**What is needed**. Examine each line of the data. Copy those that contain the string "this".

— begin Material supplied —

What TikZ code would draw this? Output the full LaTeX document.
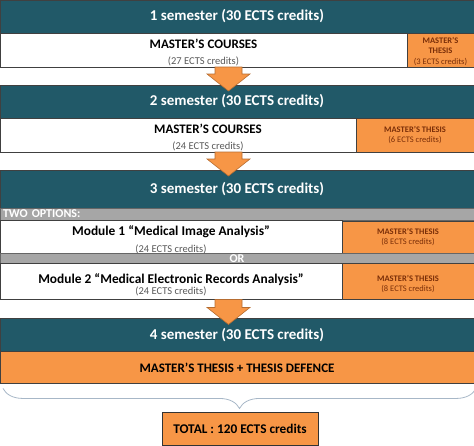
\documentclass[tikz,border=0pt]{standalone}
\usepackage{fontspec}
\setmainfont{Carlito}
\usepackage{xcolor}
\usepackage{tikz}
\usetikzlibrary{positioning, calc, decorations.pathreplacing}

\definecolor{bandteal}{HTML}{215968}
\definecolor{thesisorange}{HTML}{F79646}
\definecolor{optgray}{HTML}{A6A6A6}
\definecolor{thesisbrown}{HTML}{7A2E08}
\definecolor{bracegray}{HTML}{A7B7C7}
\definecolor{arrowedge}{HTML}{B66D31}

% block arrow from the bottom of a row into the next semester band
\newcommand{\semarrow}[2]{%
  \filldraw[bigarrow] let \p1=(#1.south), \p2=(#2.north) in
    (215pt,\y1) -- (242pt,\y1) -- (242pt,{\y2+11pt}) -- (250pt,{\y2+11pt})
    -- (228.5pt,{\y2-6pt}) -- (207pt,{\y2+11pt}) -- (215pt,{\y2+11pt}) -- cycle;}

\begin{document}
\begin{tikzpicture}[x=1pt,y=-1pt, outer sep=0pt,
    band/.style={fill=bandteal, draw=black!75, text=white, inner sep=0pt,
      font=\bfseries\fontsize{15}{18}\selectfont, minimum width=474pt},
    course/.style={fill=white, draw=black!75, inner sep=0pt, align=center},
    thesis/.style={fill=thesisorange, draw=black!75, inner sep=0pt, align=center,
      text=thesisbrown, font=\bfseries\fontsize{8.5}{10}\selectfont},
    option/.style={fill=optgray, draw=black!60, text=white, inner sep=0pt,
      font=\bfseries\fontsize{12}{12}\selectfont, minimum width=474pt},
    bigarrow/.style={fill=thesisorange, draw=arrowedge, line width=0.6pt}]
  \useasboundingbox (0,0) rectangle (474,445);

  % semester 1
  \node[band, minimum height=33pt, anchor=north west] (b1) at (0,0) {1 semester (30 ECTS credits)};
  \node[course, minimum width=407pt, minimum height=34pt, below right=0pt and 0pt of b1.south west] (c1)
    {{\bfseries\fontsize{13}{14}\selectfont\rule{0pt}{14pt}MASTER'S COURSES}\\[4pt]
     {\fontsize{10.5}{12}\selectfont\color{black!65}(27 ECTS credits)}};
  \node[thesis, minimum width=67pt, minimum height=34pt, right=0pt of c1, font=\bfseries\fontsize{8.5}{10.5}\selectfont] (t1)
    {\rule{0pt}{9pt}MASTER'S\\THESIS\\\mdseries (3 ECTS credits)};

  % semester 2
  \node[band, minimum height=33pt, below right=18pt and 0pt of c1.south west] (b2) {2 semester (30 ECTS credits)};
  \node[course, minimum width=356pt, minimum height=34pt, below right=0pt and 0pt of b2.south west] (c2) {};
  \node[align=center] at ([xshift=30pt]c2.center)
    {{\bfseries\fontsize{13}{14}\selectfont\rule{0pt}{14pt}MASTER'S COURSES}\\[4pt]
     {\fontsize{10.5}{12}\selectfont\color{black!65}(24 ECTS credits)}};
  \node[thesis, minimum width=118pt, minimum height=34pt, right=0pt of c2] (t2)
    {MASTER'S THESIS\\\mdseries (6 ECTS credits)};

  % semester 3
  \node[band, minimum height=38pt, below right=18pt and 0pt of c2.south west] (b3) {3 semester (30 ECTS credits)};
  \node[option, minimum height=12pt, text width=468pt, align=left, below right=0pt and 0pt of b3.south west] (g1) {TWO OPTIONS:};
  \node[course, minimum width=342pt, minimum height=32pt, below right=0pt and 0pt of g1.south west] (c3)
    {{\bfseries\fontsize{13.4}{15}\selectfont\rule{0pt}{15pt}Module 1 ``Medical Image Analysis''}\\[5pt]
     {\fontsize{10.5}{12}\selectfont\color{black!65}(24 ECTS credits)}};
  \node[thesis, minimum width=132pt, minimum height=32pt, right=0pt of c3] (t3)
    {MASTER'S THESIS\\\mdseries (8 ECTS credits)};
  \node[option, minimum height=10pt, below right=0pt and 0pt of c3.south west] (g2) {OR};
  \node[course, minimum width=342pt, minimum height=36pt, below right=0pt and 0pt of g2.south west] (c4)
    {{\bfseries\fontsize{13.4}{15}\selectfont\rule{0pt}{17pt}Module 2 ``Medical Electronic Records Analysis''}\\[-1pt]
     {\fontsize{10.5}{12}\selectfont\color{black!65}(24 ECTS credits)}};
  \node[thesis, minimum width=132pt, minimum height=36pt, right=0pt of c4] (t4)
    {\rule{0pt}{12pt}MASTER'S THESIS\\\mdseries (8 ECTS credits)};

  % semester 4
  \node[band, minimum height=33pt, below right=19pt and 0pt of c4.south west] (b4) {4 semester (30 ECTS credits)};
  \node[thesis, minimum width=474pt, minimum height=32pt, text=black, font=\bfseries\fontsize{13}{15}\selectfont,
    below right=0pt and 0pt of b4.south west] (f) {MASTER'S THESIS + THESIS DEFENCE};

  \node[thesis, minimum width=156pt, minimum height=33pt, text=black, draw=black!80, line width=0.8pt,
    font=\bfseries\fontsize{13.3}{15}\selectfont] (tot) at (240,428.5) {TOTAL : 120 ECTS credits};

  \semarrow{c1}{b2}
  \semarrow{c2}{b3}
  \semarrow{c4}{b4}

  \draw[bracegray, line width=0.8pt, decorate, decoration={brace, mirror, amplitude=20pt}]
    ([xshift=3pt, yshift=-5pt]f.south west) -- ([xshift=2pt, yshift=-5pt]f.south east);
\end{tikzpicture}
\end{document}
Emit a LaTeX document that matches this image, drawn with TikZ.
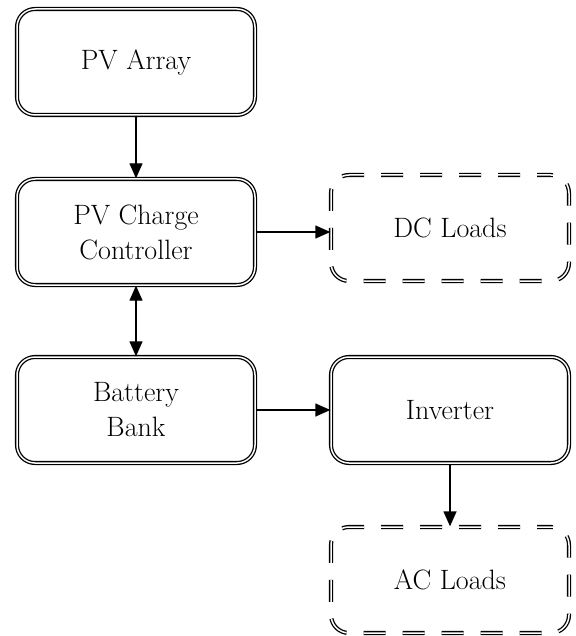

— end Material supplied —

**Exercise output**.
What TikZ code would draw this? Output the full LaTeX document.
Emit a LaTeX document that matches this image, drawn with TikZ.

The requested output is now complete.